When assessing vendors, ask for reference architectures, deployment playbooks, and proof-of-concept pilots that demonstrate measurable improvements in mean time to detect and mean time to remediate.

Best Practices for Implementing CNAPP

  • Start with governance and data classification. Clarify ownership, decision rights, and the data types you protect. Define guardrails that prevent risky configurations from being deployed by accident.
  • Automate remediation where possible. Use policy-driven actions to automatically remediate common issues, while reserving manual intervention for complex cases.
  • Adopt a shift-left mindset without sacrificing correctness. Integrate security checks into the early stages of the software development lifecycle, but ensure that speed and reliability are not compromised by false positives.
  • Develop incident response playbooks. Build clear, tested procedures for incidents that cover detection, containment, eradication, and recovery, with communication plans for stakeholders.
  • Foster cross-functional collaboration. Security, platform engineering, and development teams should share dashboards, alerts, and remediation tasks to avoid blame and accelerate outcomes.

To demonstrate value and guide improvement, track a concise set of metrics that reflect both security posture and delivery velocity. Useful metrics include:

  • Number of misconfigurations detected and remediated per week
  • Time to remediate critical findings
  • Coverage percentage across cloud accounts and services
  • Rate of false positives and their reduction over time
  • Fraction of pipelines with security checks integrated
  • Real-time protection events resolved without impacting availability

Regular reviews with security and SRE teams help ensure the CNAPP implementation continues to reflect evolving cloud usage patterns and threat landscapes.

Consider an organization that previously relied on separate CSPM, CWPP, and CASB tools, resulting in fragmented data and slower response times. A CNAPP-based migration might progress as follows:

  1. Consolidate visibility by importing existing configurations and workloads into a single platform core.
  2. Roll out unified policies that address the most critical risk areas first, such as identity misuse and overly permissive access.
  3. Enable runtime protection for containerized workloads and serverless functions, starting in non-production environments and gradually expanding to production after validating alerts and automation.
  4. Integrate with the existing CI/CD pipeline to catch security issues earlier and reduce rework in production releases.
  5. Measure improvement with the defined metrics, adjusting priorities as new cloud services are adopted.

Even with a clear plan, organizations can stumble. Common pitfalls include over-reliance on a single feature, underestimating the importance of identity governance, and failing to align security goals with development velocity. To avoid these, maintain a balanced approach that values both preventive controls and rapid, informed responses. Ensure that the CNAPP platform remains interoperable with existing tools and workflows, and schedule periodic policy reviews to reflect changes in technology and business priorities.

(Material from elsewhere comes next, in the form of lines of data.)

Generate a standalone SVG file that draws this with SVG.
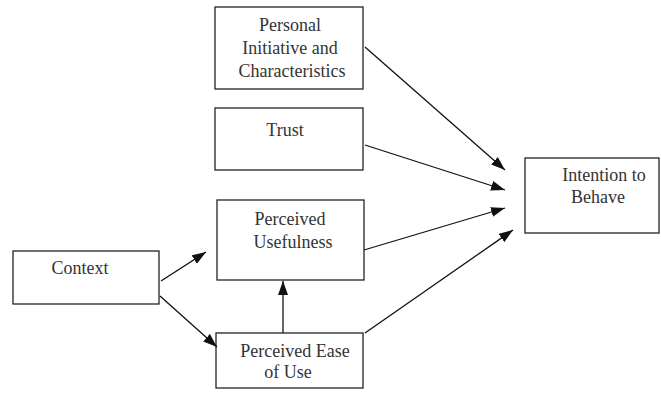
<svg xmlns="http://www.w3.org/2000/svg" width="661" height="395" viewBox="0 0 661 395">
<defs>
<marker id="ah" viewBox="0 0 14 10" refX="14" refY="5" markerWidth="14" markerHeight="10" markerUnits="userSpaceOnUse" orient="auto">
<path d="M0,0 L14,5 L0,10 Z" fill="#111"/>
</marker>
</defs>
<style>
rect{fill:#fff;stroke:#222;stroke-width:1.3}
text{font-family:"Liberation Serif","Times New Roman",serif;font-size:18px;fill:#333;text-anchor:middle}
.c line{stroke:#111;stroke-width:1.3;marker-end:url(#ah)}
</style>
<rect x="0" y="0" width="661" height="395" style="stroke:none"/>
<g id="personal"><rect x="215" y="7" width="148" height="82"/><text x="290" y="31">Personal</text><text x="290" y="54">Initiative and</text><text x="292" y="77">Characteristics</text></g>
<g id="trust"><rect x="215" y="108" width="148" height="62"/><text x="285" y="136">Trust</text></g>
<g id="usefulness"><rect x="217" y="200" width="147" height="80"/><text x="290" y="225">Perceived</text><text x="293" y="248">Usefulness</text></g>
<g id="ease"><rect x="216" y="333" width="147" height="55"/><text x="295" y="357">Perceived Ease</text><text x="288" y="378">of Use</text></g>
<g id="context"><rect x="13" y="251" width="146" height="53"/><text x="80" y="274">Context</text></g>
<g id="intention"><rect x="525" y="158" width="134" height="75"/><text x="604" y="181">Intention to</text><text x="598" y="203">Behave</text></g>
<g class="c" id="connectors">
<line x1="161" y1="281" x2="206" y2="252"/>
<line x1="160" y1="296" x2="217" y2="347"/>
<line x1="283" y1="333" x2="283" y2="281"/>
<line x1="365" y1="47" x2="505" y2="170"/>
<line x1="365" y1="145" x2="505" y2="190"/>
<line x1="364" y1="250" x2="505" y2="208"/>
<line x1="365" y1="333" x2="513" y2="230"/>
</g>
</svg>
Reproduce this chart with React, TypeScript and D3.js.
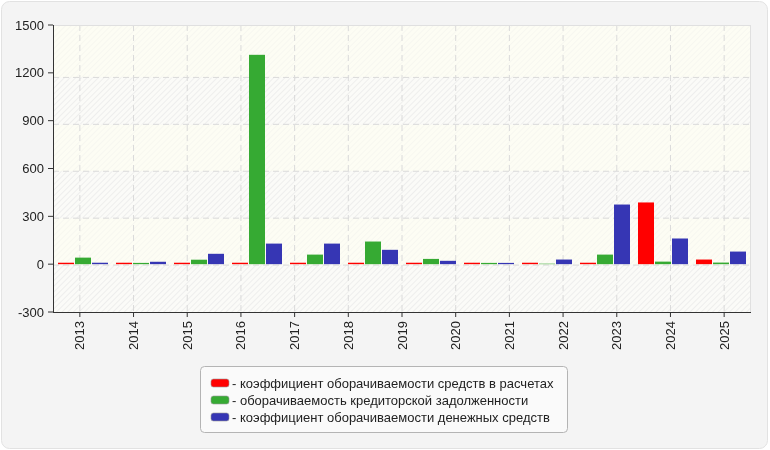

CNAPP represents a mature, holistic approach to cloud security that aligns with the realities of modern development and operations. By integrating posture management, workload protection, and data access controls into a single platform, organizations can achieve stronger security without sacrificing speed and agility. The journey requires thoughtful planning, cross-functional collaboration, and a commitment to continuous improvement. For enterprises facing complex multi-cloud environments, CNAPP offers a practical path toward greater visibility, stronger protection, and measurable, repeatable results.